А будущее не заставило себя ждать. Однажды утром в барак пришел уже знакомый нам лейтенант и приказал спешно «собираться в путь» – в центральный общий лагерь. На улице он проверил всех по списку, построил в колонну по четыре и под уси-

259

ленной охраной повел в неизвестность. А мы все мысленно и с печалью прощались с нашим, в общем-то, добрым бараком. В нем все было – и хорошее, и плохое, – одни концерты чего стоят. Сожалели, что Андрея не было на прощанье. Добрый старик был.

Шли неспешно, и через полчаса уже стояли перед нашим новым жилищем. Все как обычно: широкие ворота с часовым, аусвайс, новый пересчет, – и мы уже опять за проволокой. Место, куда нас привели, меньше всего напоминало лагерь: ни бараков, ни подсобных помещений, ни ограждений из колючки. По-моему, это было какое-то производственное помещение размером примерно 50х50, с бетонным полом и низким – 3-4 м – потолком. В нем не было никакой мебели. Не помню, были ли окна, но хорошо помню тусклые, вполнакала лампочки под потолком. К нашему приходу это вместилище человеческих судеб уже наполовину было заполнено пленными, прибывшими из Польши, западной Белоруссии и других мест. Пленные лежали на голом полу рядами – ноги в ноги, от стены до стены. Между ними – узкий проход: так было легче считать, контролировать и кормить пленных.

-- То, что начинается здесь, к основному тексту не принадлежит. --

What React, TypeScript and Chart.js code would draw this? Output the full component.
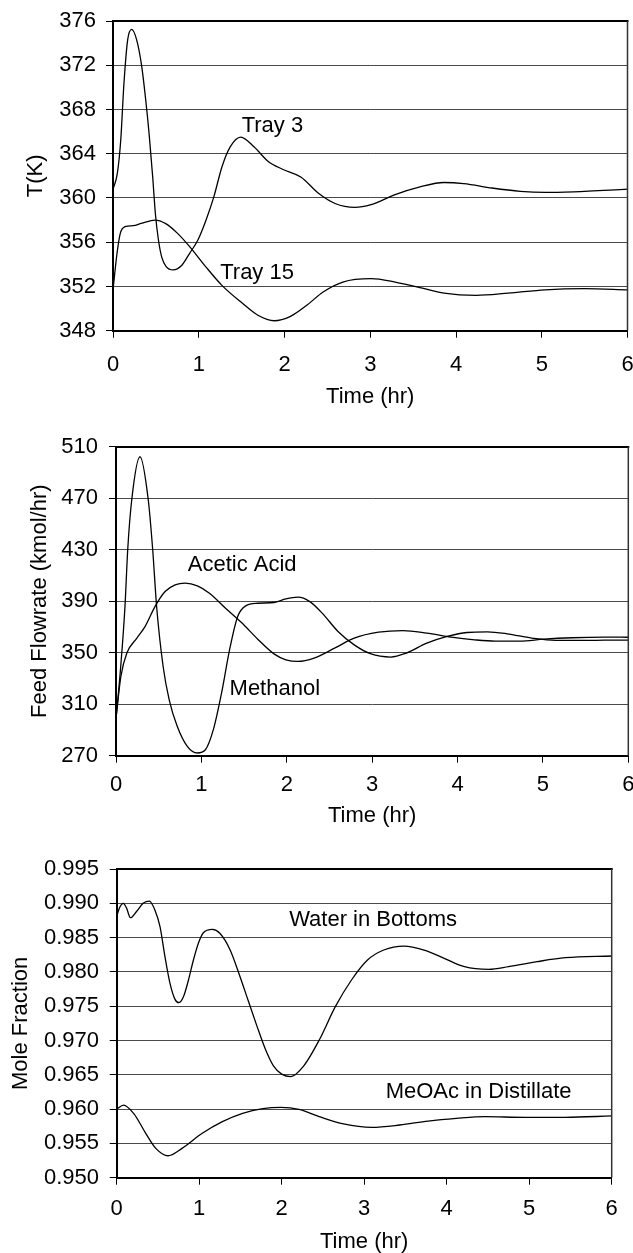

Комендантом этого заведения и переводчиком по совместительству был еще молодой человек в полувоенной форме, но не немец. Все звали его Алекс. К пленным он относился с вниманием и сочувствием. А хлопот у него хватало: у кого-то поднялась температура, кто-то просил поменяться местами, кто-то сходил в туалет и забыл, где лежал до этого. Алекс без конца ходил между рядами, пытаясь решить те или иные вопросы, часто шутил, чтоб поднять настроение у пленных: «Ничего, мужики, потерпите немного, конец уже близок». И ведь помогало: раз говорит – значит, что-то знает. Питание было одноразовым – повар и его два помощника тащили по междурядью довольно вместительный бачок с бурдой: горячая вода и несколько ломтиков брюквы в ней плюс два кусочка черного хлеба.

Время от времени сюда заглядывал офицер из администрации лагеря. Через Алекса диктовал различные распоряжения, иногда отвечал на вопросы пленных. В последний приход сообщил, что все здесь пробудут не более недели, а далее – эвакуация на запад пешим ходом.